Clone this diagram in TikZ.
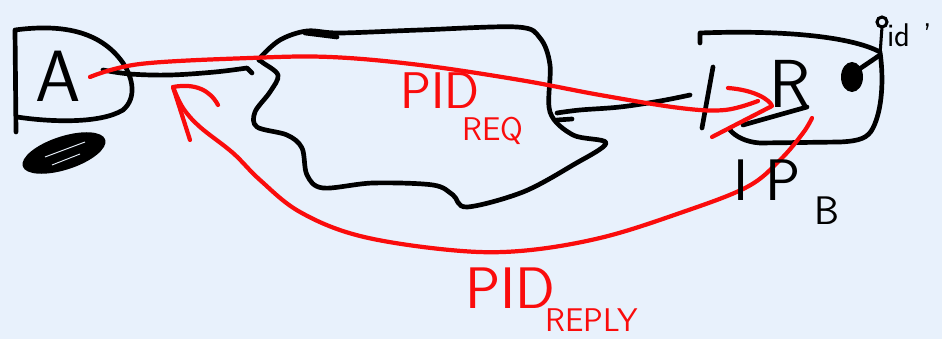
\documentclass[tikz,border=0pt]{standalone}
\usepackage{fontspec}

\definecolor{sfondo}{RGB}{232,241,252}
\definecolor{rossop}{RGB}{250,12,12}

\begin{document}
\begin{tikzpicture}[
  x=0.03cm, y=-0.03cm,
  tratto/.style={draw=black, line width=4pt, line cap=round, line join=round},
  freccia/.style={draw=rossop, line width=3.6pt, line cap=round, line join=round},
  scritta/.style={inner sep=0pt, font=\sffamily\fontsize{#1}{#1}\selectfont}
]

\useasboundingbox (0,0) rectangle (942,339);
\fill[sfondo] (0,0) rectangle (942,339);

%--------------------------------------------------------------
% Host A e macchia sotto
%--------------------------------------------------------------
\draw[tratto] (16,132) -- (15,30) .. controls (60,24) and (100,30) .. (123,63)
  .. controls (133,78) and (137,98) .. (123,110)
  .. controls (100,124) and (50,122) .. (17,117);
\fill[black, rotate around={18:(64,153)}] (64,153) ellipse [x radius=1.3cm, y radius=0.5cm];
\draw[sfondo, line width=0.8pt] (45,157) -- (85,142);
\draw[sfondo, line width=0.8pt] (52,165) -- (80,154);

%--------------------------------------------------------------
% Nuvola della rete e collegamenti neri
%--------------------------------------------------------------
\draw[tratto] plot[smooth cycle, tension=0.55] coordinates {
  (260,58) (280,40) (307,31) (340,33) (420,30) (517,27) (540,38) (550,65)
  (550,112) (573,135) (606,143) (573,165) (523,192) (467,207) (453,195)
  (433,185) (373,183) (323,188) (307,175) (302,148) (287,135) (257,127)
  (255,112) (270,92) (278,75) (262,62)};
\draw[tratto] (305,33) -- (337,37);

\draw[tratto] plot[smooth, tension=0.6] coordinates {
  (103,70) (130,74) (170,75) (215,72) (247,68)} -- (252,73);
\draw[tratto] plot[smooth, tension=0.6] coordinates {
  (557,113) (580,110) (620,107) (660,101) (690,95)};
\draw[tratto] (557,120) -- (572,119);

%--------------------------------------------------------------
% Router B
%--------------------------------------------------------------
\draw[tratto] (700,43) -- (700,33) .. controls (780,30) and (850,36) .. (880,52)
  .. controls (884,80) and (882,110) .. (873,128)
  .. controls (868,138) and (860,141) .. (840,142) -- (760,143)
  .. controls (745,142) and (735,136) .. (730,130);
\draw[tratto] (713,67) -- (702,128);
\draw[tratto] (743,125) -- (807,107);
\fill[black] (852,77) ellipse [x radius=0.33cm, y radius=0.45cm];
\draw[tratto] (855,72) -- (880,55);
\draw[black, line width=2.6pt] (882,22) circle [radius=0.15cm];
\draw[black, line width=2.6pt, line cap=round] (882,27) -- (880,55);

%--------------------------------------------------------------
% Frecce rosse: richiesta e risposta
%--------------------------------------------------------------
\coordinate (puntaReq) at (772,106);
\coordinate (puntaReply) at (173,87);

\draw[freccia] plot[smooth, tension=0.6] coordinates {
  (90,77) (140,64) (250,58) (330,57) (420,65) (520,80) (600,95) (680,108)
  (725,110) (758,101)};
\draw[freccia] (728,88) .. controls (755,90) and (770,100) .. (puntaReq) -- (712,137);

\draw[freccia] plot[smooth, tension=0.6] coordinates {
  (812,118) (803,133) (780,160) (747,187) (680,213) (600,238) (520,251)
  (450,250) (360,236) (300,212) (260,180) (233,153) (200,127) (183,108)
  (173,87)};
\draw[freccia] (190,140) -- (puntaReply) .. controls (195,83) and (210,90) .. (218,105);

%--------------------------------------------------------------
% Scritte
%--------------------------------------------------------------
\node[scritta=62] (hostA) at (58,76) {A};
\node[scritta=58] (router) at (790,84) {R};
\node[scritta=50, anchor=base west] (ipB) at (733,200) {I\kern0.3em P};
\node[scritta=34, anchor=base west] (ipSub) at (814,224) {B};
\node[scritta=28, anchor=base west] (pid) at (887,47) {id\hspace{0.4em}'};

\node[scritta=44, text=rossop, anchor=base west] (pidReq) at (400,108) {PID};
\node[scritta=28, text=rossop, anchor=base west] (reqSub) at (462,140) {REQ};
\node[scritta=50, text=rossop, anchor=base west] (pidReply) at (465,308) {PID};
\node[scritta=28, text=rossop, anchor=base west] (replySub) at (545,331) {REPLY};

\end{tikzpicture}
\end{document}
★ ★ ★
**Aim:**
Return the material line for line, from its beginning to the line that contains "(52,165) -- (80,154);", with the pictures left out.

**Answer to this exercise:**
Clone this diagram in TikZ.
\documentclass[tikz,border=0pt]{standalone}
\usepackage{fontspec}

\definecolor{sfondo}{RGB}{232,241,252}
\definecolor{rossop}{RGB}{250,12,12}

\begin{document}
\begin{tikzpicture}[
  x=0.03cm, y=-0.03cm,
  tratto/.style={draw=black, line width=4pt, line cap=round, line join=round},
  freccia/.style={draw=rossop, line width=3.6pt, line cap=round, line join=round},
  scritta/.style={inner sep=0pt, font=\sffamily\fontsize{#1}{#1}\selectfont}
]

\useasboundingbox (0,0) rectangle (942,339);
\fill[sfondo] (0,0) rectangle (942,339);

%--------------------------------------------------------------
% Host A e macchia sotto
%--------------------------------------------------------------
\draw[tratto] (16,132) -- (15,30) .. controls (60,24) and (100,30) .. (123,63)
  .. controls (133,78) and (137,98) .. (123,110)
  .. controls (100,124) and (50,122) .. (17,117);
\fill[black, rotate around={18:(64,153)}] (64,153) ellipse [x radius=1.3cm, y radius=0.5cm];
\draw[sfondo, line width=0.8pt] (45,157) -- (85,142);
\draw[sfondo, line width=0.8pt] (52,165) -- (80,154);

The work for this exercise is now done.